Once inside, a Srooge-like figure handing out carol sheets refused to give us one because we were not « regulars ».

As for finding somewhere to sit, seats had been « pre-booked » by other members of the congregation.

With nowhere to sit, we stood sandwiched in-between a pillar and a rather fat family, with a child that screamed and a mother that snorted like a sperm whale.

Now, according to all those wildlife documentaries you see, whales sing to each other in harmonious tones. Our whale was tone deaf. The mass got underway, with « Adeste Fideles » which our sperm whale mother rendered with gusto in the manner of an X Factor reject. Even by singing very loudly over, I was still unable to drown her out. So, not everyone has the voice of an angel, but this woman had no rythm either. She was well into the chorus as the rest of the congregation was still singing the first verse. Luckily, the baby sperm whale began to scream his head off and mother sperm whale had to take him out the church. This left daddy sperm whale, who had obviosly just taken his winter coat out of mothballs because the smell of napthelene was overpowering. Thank God for incense (not incest like I once wrote in a RE lesson, though ther baby sperm whale did look like he might have been produced from a spot of relational hanky panky.)

Now, I remember our RE teacher telling us that incense was used in medieval times to mask the smell of the unwashed congregation. It was also incredibly expensive and supposed to have mystic qualities. This is why the Three Wise Men gave it to baby Jesus. In our modern world, you might offer someone « Kouros » after shave for the same purpose.

Anyway, back to mass.

I vaguely remember Anglican liturgy thanks to the four years that I « served » in our local church choir. This was another of those « Christian » organisations full of people who were full of themselves and full of God. They sang the praises of God every Sunday, but when the praising was done, they were a very unchristion mob.

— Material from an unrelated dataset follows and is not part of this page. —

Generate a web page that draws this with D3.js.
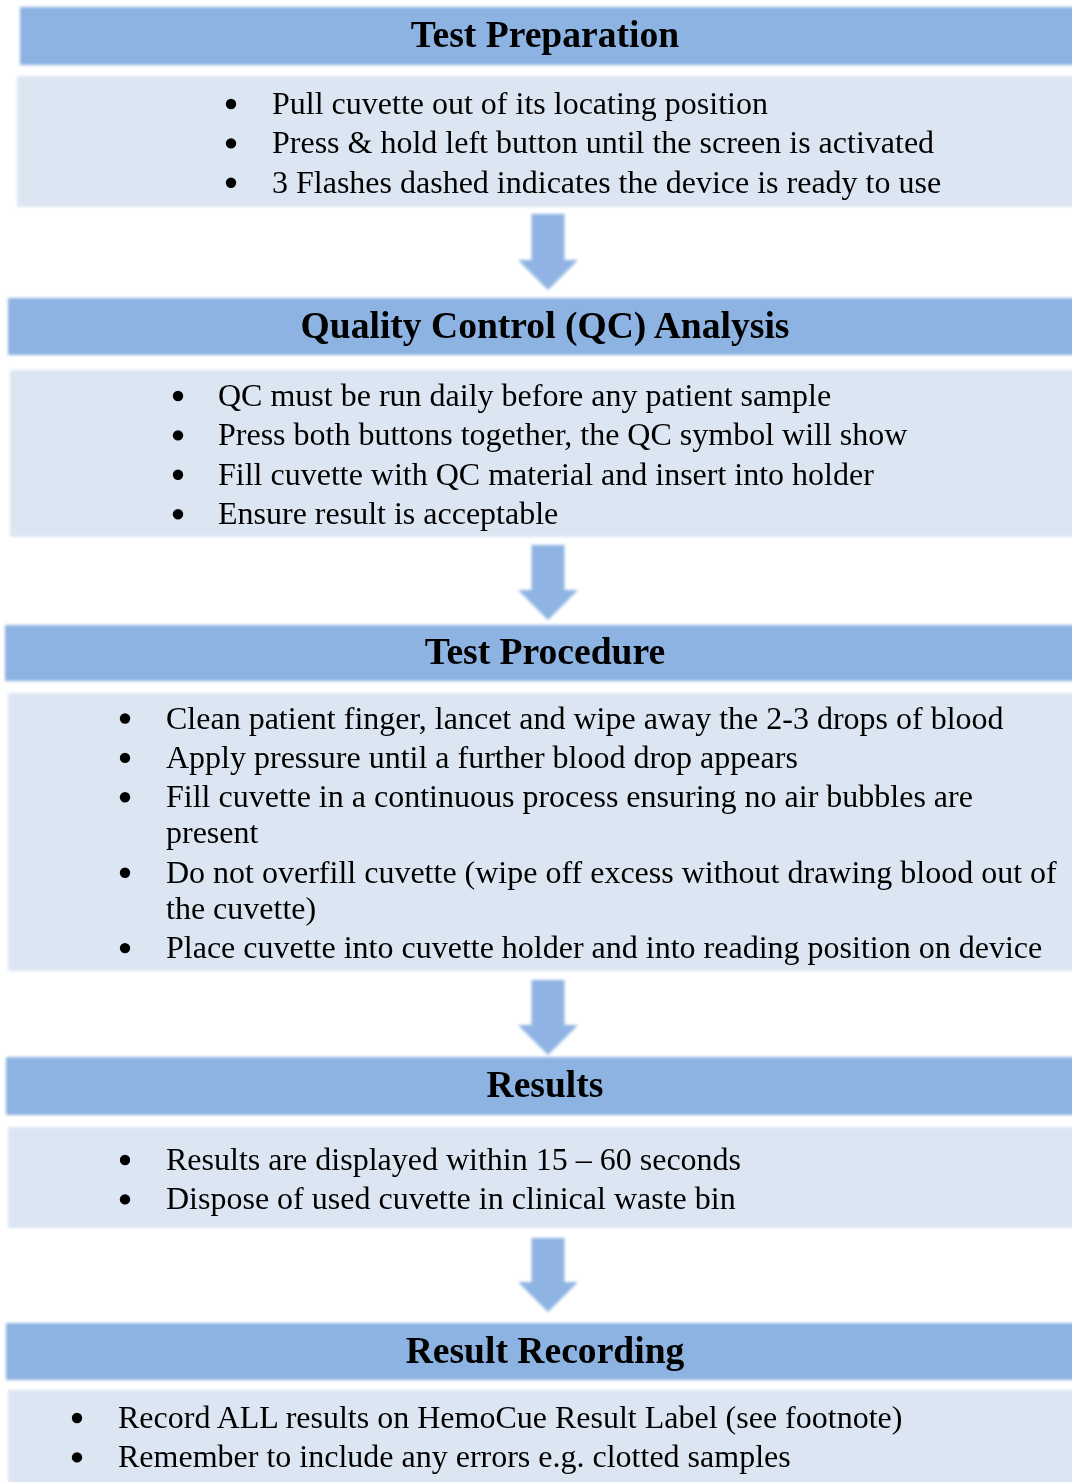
<!DOCTYPE html>
<html><head><meta charset="utf-8">
<script src="https://cdn.jsdelivr.net/npm/d3@7"></script>
<style>html,body{margin:0;padding:0;background:#fff;}svg{display:block;}</style>
</head><body>
<div id="chart"></div>
<script>
const titles = ["Test Preparation","Quality Control (QC) Analysis","Test Procedure","Results","Result Recording"];
const bullets1 = [["Pull cuvette out of its locating position"],["Press & hold left button until the screen is activated"],["3 Flashes dashed indicates the device is ready to use"]];
const bullets2 = [["QC must be run daily before any patient sample"],["Press both buttons together, the QC symbol will show"],["Fill cuvette with QC material and insert into holder"],["Ensure result is acceptable"]];
const bullets3 = [["Clean patient finger, lancet and wipe away the 2-3 drops of blood"],["Apply pressure until a further blood drop appears"],["Fill cuvette in a continuous process ensuring no air bubbles are","present"],["Do not overfill cuvette (wipe off excess without drawing blood out of","the cuvette)"],["Place cuvette into cuvette holder and into reading position on device"]];
const bullets4 = [["Results are displayed within 15 \u2013 60 seconds"],["Dispose of used cuvette in clinical waste bin"]];
const bullets5 = [["Record ALL results on HemoCue Result Label (see footnote)"],["Remember to include any errors e.g. clotted samples"]];
const allBullets = [bullets1,bullets2,bullets3,bullets4,bullets5];

// layout
const W = 1072, H = 1482;
const layout = [
  {hx:20, hy:7,    hh:58, bx:17, by:76,   bh:131, bulletX:231, textX:272, firstLine:104},
  {hx:8,  hy:298,  hh:57, bx:10, by:370,  bh:167, bulletX:178, textX:218, firstLine:396},
  {hx:5,  hy:625,  hh:56, bx:8,  by:693,  bh:278, bulletX:125, textX:166, firstLine:718.5},
  {hx:6,  hy:1057, hh:58, bx:8,  by:1127, bh:101, bulletX:125, textX:166, firstLine:1160},
  {hx:6,  hy:1323, hh:57, bx:8,  by:1390, bh:95,  bulletX:77,  textX:118, firstLine:1418}
];
const arrows = [{top:214,tip:290},{top:545,tip:620},{top:980,tip:1055},{top:1238,tip:1312}];
const lineGap = 39.4, wrapGap = 36;
const headerColor = "#8db3e2", bodyColor = "#dce6f2", arrowColor = "#8fb4e3";

const svg = d3.select("#chart").append("svg").attr("width",W).attr("height",H);
const defs = svg.append("defs");
defs.append("filter").attr("id","soft").attr("x","-5%").attr("y","-20%").attr("width","110%").attr("height","140%")
  .append("feGaussianBlur").attr("stdDeviation",1.6);
defs.append("filter").attr("id","txt")
  .append("feGaussianBlur").attr("stdDeviation",0.45);

const g = svg.append("g");
layout.forEach((L,i)=>{
  g.append("rect").attr("x",L.bx).attr("y",L.by).attr("width",W-L.bx+10).attr("height",L.bh)
    .attr("fill",bodyColor).attr("filter","url(#soft)");
  g.append("rect").attr("x",L.hx).attr("y",L.hy).attr("width",W-L.hx+10).attr("height",L.hh)
    .attr("fill",headerColor).attr("filter","url(#soft)");
});

const cx = 548, shaftW = 33, headW = 60, headH = 30;
const line = d3.line();
arrows.forEach(a=>{
  const hs = a.tip - headH;
  const pts = [[cx-shaftW/2,a.top],[cx+shaftW/2,a.top],[cx+shaftW/2,hs],[cx+headW/2,hs],[cx,a.tip],[cx-headW/2,hs],[cx-shaftW/2,hs]];
  g.append("path").attr("d",line(pts)+"Z").attr("fill",arrowColor).attr("filter","url(#soft)");
});

const tg = svg.append("g").attr("filter","url(#txt)").attr("font-family","'Liberation Serif','Times New Roman',serif").attr("fill","#000");
layout.forEach((L,i)=>{
  tg.append("text").attr("x",545).attr("y",L.hy+L.hh/2+11).attr("text-anchor","middle")
    .attr("font-weight","bold").attr("font-size",37.6).text(titles[i]);
  let y = L.firstLine;
  allBullets[i].forEach(item=>{
    tg.append("circle").attr("cx",L.bulletX).attr("cy",y).attr("r",5.2).attr("fill","#000");
    item.forEach((ln,k)=>{
      if(k>0) y += wrapGap;
      tg.append("text").attr("x",L.textX).attr("y",y+10).attr("font-size",32).text(ln);
    });
    y += lineGap;
  });
});
</script>
</body></html>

One year, I roused dormant jealousy when the choir master gave me the solo to sing in « Once in Royal David’s. » The organist had wanted his daughter to sing it. Come the big night for my carol solo debut, the organist shoved the whole tune up one octave so I couldn’t sing it. There I was, processing down the aisle, my voice cracking and breaking as I tried to hit the hight notes. Worse than X-Factor.

So, the difference between Mass and what the rest of us do.

At Mass, you don’t sing loads of hymns. Last night we sang three carols.

Every time you have Mass, you get communion, but only the priest gets to drink the wine which is white and not red.

A sermon is called a homily and only lasts five minutes

Finally, the Catholics have a thing called « transubstantiation » where they belive that they are really getting the body of Christ. The Anglicans just get a wafer and no sense of mysticism.

Now, you can tell this is France and not good old PC Blighty. Last night the kids were allowed to walk round the church with lighted candles. NO, not torches, real wax candles with real flames. Oh my God ! Call Health and Safety.

The kids lit their candles, got them blessed, then placed them in the creche.

Ah yes. The creche.

« Looks like a few bits of old cardboard covered with a bed spread » I remarked laughingly to my better half.

On closer inspection, the stable was indeed constructed from three large cardboard boxes with a bed spread draped over the back.

Anyway, we got our shot of « Christian feeling » wich felt more unchristian than ever when came the time to turn to your neighbour and say « peace be with you ».

In France you shake your neighbour’s hand and say « la paix du Christ » (la pay doo creest) – The peace of Christ.

However, you could say this « le pet de Christ » which is pronounced the same way but simply means « the fart of Christ » . A « pet » (pay) is a small fart.

I wished a holy fart to the sperm whale family.

And by 8.30 it was all over. My annual dealings with Christianity and Christians.

I never expected any real Christian or Christmas goodwill, I go for the Church. There’s something mystical about sniffing incense in a high vaulted fifteenth century church. Whether God is there or not, you know somehow you just ain’t alone.